>>

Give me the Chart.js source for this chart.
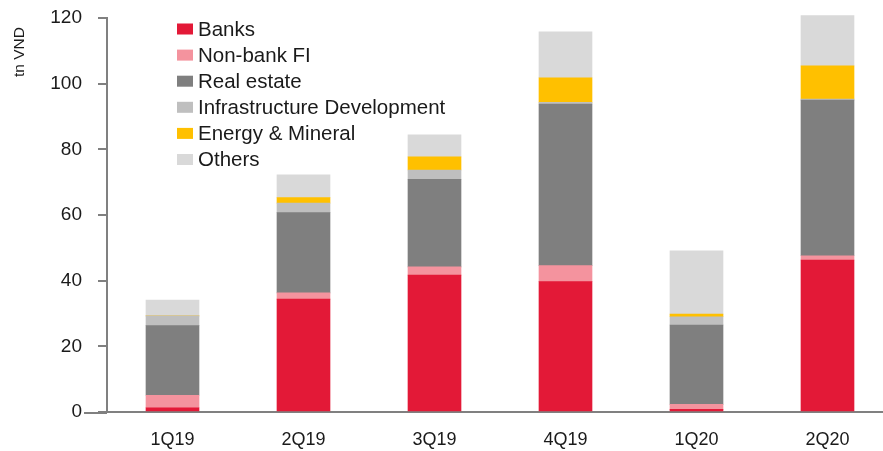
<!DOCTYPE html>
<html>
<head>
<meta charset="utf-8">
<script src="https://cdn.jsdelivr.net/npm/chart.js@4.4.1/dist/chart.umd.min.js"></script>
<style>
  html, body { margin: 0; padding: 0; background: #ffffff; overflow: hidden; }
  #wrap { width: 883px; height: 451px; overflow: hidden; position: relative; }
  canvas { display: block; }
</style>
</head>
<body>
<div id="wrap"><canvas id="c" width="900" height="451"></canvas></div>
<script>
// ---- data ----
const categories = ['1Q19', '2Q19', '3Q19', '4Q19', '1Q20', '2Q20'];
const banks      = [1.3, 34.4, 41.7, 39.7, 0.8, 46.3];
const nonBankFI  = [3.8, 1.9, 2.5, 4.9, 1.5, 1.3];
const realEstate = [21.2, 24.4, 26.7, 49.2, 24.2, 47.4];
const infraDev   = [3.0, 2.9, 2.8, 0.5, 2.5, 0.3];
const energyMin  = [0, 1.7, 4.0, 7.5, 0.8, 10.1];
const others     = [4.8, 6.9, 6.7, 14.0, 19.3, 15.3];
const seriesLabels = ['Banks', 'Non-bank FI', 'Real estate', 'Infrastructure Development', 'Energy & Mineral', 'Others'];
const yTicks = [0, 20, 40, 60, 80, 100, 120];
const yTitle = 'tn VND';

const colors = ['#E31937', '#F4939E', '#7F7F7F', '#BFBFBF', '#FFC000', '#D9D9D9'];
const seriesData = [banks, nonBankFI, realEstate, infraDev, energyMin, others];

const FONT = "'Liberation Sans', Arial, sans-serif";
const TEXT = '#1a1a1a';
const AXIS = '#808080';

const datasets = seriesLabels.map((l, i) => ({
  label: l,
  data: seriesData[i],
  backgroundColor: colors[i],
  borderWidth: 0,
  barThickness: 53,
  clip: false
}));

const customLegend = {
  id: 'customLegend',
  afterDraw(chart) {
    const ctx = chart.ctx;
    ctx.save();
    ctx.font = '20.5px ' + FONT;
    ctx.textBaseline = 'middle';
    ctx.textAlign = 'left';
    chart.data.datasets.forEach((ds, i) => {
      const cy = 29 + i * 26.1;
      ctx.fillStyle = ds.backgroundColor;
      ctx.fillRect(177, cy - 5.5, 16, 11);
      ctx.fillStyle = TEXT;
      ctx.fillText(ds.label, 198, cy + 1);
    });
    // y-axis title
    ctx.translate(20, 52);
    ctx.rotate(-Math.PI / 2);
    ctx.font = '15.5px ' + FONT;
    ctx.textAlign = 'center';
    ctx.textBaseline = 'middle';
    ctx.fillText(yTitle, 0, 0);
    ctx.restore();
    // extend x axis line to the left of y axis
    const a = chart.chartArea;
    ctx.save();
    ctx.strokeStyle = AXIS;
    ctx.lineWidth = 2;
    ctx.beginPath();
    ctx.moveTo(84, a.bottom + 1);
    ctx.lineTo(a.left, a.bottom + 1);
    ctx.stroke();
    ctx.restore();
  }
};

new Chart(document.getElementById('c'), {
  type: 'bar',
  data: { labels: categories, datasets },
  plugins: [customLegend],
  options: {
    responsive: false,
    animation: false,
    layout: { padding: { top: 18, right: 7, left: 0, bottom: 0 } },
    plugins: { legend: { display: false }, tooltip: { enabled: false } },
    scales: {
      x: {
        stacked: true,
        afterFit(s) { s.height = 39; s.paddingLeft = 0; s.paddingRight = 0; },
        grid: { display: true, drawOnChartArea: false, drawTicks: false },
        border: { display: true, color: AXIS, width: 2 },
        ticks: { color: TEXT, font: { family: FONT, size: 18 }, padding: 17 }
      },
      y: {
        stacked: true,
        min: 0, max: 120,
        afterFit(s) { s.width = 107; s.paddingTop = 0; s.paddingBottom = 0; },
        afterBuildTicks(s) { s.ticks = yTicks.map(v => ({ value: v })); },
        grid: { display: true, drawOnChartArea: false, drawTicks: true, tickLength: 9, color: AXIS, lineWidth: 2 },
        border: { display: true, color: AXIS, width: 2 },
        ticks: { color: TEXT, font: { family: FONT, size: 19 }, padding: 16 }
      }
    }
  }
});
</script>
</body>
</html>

<<

» **WHAT YOU SHOULD DO**:
Take the material above from its first line through the line holding "const yTitle = 'tn VND';" and set it down exactly, without the pictures.

» **ANSWER TO THE EXERCISE**:
Give me the Chart.js source for this chart.
<!DOCTYPE html>
<html>
<head>
<meta charset="utf-8">
<script src="https://cdn.jsdelivr.net/npm/chart.js@4.4.1/dist/chart.umd.min.js"></script>
<style>
  html, body { margin: 0; padding: 0; background: #ffffff; overflow: hidden; }
  #wrap { width: 883px; height: 451px; overflow: hidden; position: relative; }
  canvas { display: block; }
</style>
</head>
<body>
<div id="wrap"><canvas id="c" width="900" height="451"></canvas></div>
<script>
// ---- data ----
const categories = ['1Q19', '2Q19', '3Q19', '4Q19', '1Q20', '2Q20'];
const banks      = [1.3, 34.4, 41.7, 39.7, 0.8, 46.3];
const nonBankFI  = [3.8, 1.9, 2.5, 4.9, 1.5, 1.3];
const realEstate = [21.2, 24.4, 26.7, 49.2, 24.2, 47.4];
const infraDev   = [3.0, 2.9, 2.8, 0.5, 2.5, 0.3];
const energyMin  = [0, 1.7, 4.0, 7.5, 0.8, 10.1];
const others     = [4.8, 6.9, 6.7, 14.0, 19.3, 15.3];
const seriesLabels = ['Banks', 'Non-bank FI', 'Real estate', 'Infrastructure Development', 'Energy & Mineral', 'Others'];
const yTicks = [0, 20, 40, 60, 80, 100, 120];
const yTitle = 'tn VND';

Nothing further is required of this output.